Onam is probably the only festival in Kerala which is celebrated cutting across caste, creed or religion. Historically it has been named the ‘harvest festival’ of the state.
The Onam week starts Saturday with the first Onam followed by the Thiru Onam, the next day, and the third Onam on Monday and fourth Onam on Tuesday being the key days of the 10-day festival.
The making and the eating of the Onam sadya (noon meal) on a plantain leaf is perhaps one event that is now keenly awaited.
A few things have changed and an important one is the style of eating. Gone are the days when people ate squatting on the floor. Then, unlike in yesteryears, the making of the sadya is now more hotel-centred.
The mouth-watering lunch includes chips, pappad, various vegetables, a large number of pickles both sweet and sour, the traditional aviyal, sambar, dal served along with a small quantity of ghee, rasam, two different types of buttermilk, a chutney powder prepared from grated coconut and a series of payasams eaten either straight or mixed with a ripe small plantain.
“Even though it’s a 26 dish-meal, very few make each and every one.
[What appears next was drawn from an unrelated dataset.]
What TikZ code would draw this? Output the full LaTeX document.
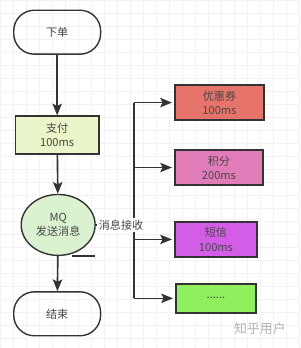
\documentclass[tikz,border=0pt]{standalone}
\usepackage{fontspec}
\setmainfont{Noto Sans CJK SC}
\usetikzlibrary{arrows.meta,positioning,shapes}

\definecolor{payfill}{HTML}{EAF5C9}
\definecolor{mqfill}{HTML}{DAF2CF}
\definecolor{couponfill}{HTML}{E7746A}
\definecolor{pointsfill}{HTML}{E27CB9}
\definecolor{smsfill}{HTML}{D45DE7}
\definecolor{morefill}{HTML}{8FEF5C}
\definecolor{ink}{HTML}{333333}

\begin{document}
\begin{tikzpicture}[x=0.03cm, y=-0.03cm,
    every node/.style={font=\fontsize{9.5}{12}\selectfont, text=ink!90, align=center},
    terminal/.style={draw=ink, line width=1.2pt, rounded corners=0.62cm,
      minimum width=2.61cm, minimum height=1.32cm},
    task/.style={draw=ink, line width=1.2pt, inner sep=0pt},
    line/.style={draw=ink, line width=1.4pt},
    arrow/.style={line, -{Stealth[length=10pt, width=8pt, inset=2pt]}}]
    % background and grid
    \fill[white] (0,0) rectangle (300,348);
    \draw[black!5, step=0.39cm] (0,0) grid (300,348);
    \useasboundingbox (0,0) rectangle (300,348);

    % main flow
    \node[terminal] (order) at (57,32) {下单};
    \node[task, fill=payfill, minimum width=2.52cm, minimum height=1.14cm]
      (pay) at (57,135) {支付\\100ms};
    \node[ellipse, draw=ink, line width=1.2pt, fill=mqfill, inner sep=0pt,
      minimum width=2.22cm, minimum height=1.83cm] (mq) at (58,225) {MQ\\发送消息};
    \node[terminal] (finish) at (57,314) {结束};

    \draw[arrow] (order) -- (pay);
    \draw[arrow] (pay) -- (mq);
    \draw[arrow] (mq) -- (finish);

    \coordinate (tailA) at (72,256);
    \coordinate (tailB) at (95,256);
    \draw[line] (tailA) -- (tailB);

    % consumers
    \node[task, fill=couponfill, minimum width=2.67cm, minimum height=1.05cm]
      (coupon) at (219.5,102.5) {优惠券\\100ms};
    \node[task, fill=pointsfill, minimum width=2.64cm, minimum height=1.05cm]
      (points) at (219,167.5) {积分\\200ms};
    \node[task, fill=smsfill, minimum width=2.46cm, minimum height=1.05cm]
      (sms) at (216,239.5) {短信\\100ms};
    \node[task, fill=morefill, minimum width=2.4cm, minimum height=0.87cm]
      (more) at (216,298.5) {......};

    \coordinate (busTop) at (134,102.5);
    \coordinate (busB) at (134,167.5);
    \coordinate (busMid) at (134,225);
    \coordinate (busC) at (134,239.5);
    \coordinate (busBot) at (134,298.5);

    \draw[line] (busTop) -- (busBot);
    \draw[line] (mq.east) -- (busMid)
      node[pos=0.66, fill=white, inner sep=1.5pt]{消息接收};

    \draw[arrow, shorten >=2pt] (busTop) -- (coupon.west);
    \draw[arrow, shorten >=2pt] (busB) -- (points.west);
    \draw[arrow, shorten >=2pt] (busC) -- (sms.west);
    \draw[arrow, shorten >=2pt] (busBot) -- (more.west);

    \node[text=black!30, font=\fontsize{11}{13}\selectfont] (mark) at (260,329) {知乎用户};
  \end{tikzpicture}
\end{document}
In my parent’s time, I remember the preparations for Onam would begin at least a month before. Does this happen now? No.
But I find these days, in spite of the busy modern world, the excitement is greater compared to the past because these days, the number of preparatory days is just one or two and hence there is a lot of excitement,” 75-year-old Kottayam resident Bhanumathy Amma told IANS.
Caterers do roaring business during the festival.
“We have a facility for making around 600 Onam sadyas and we are fully booked for the first four days. Last year, we made 500 sadyas and kept them packed for our clients. Barring vegetables, all the items are ready. We will begin the cooking from Thursday after a small family prayer,” said Sukumaran Nair, who runs a small catering unit in the capital city.
Meanwhile, hotels have also started advertising to taking orders for Onam sadya. People can book their tables in advance, otherwise the sadya would be delivered at their homes. The price ranges from Rs.150 upwards.
Executive chef at the luxury Hycinth by Sparsa Hotel in the capital, Max M. Colbey, said that they have already started serving the sadya to IT companies who are holding the Onam celebrations in advance to enable their staff take holidays during the festival.
“We can seat 90 people at a time and have already received around 150 bookings for the lunch,” Colbey told IANS.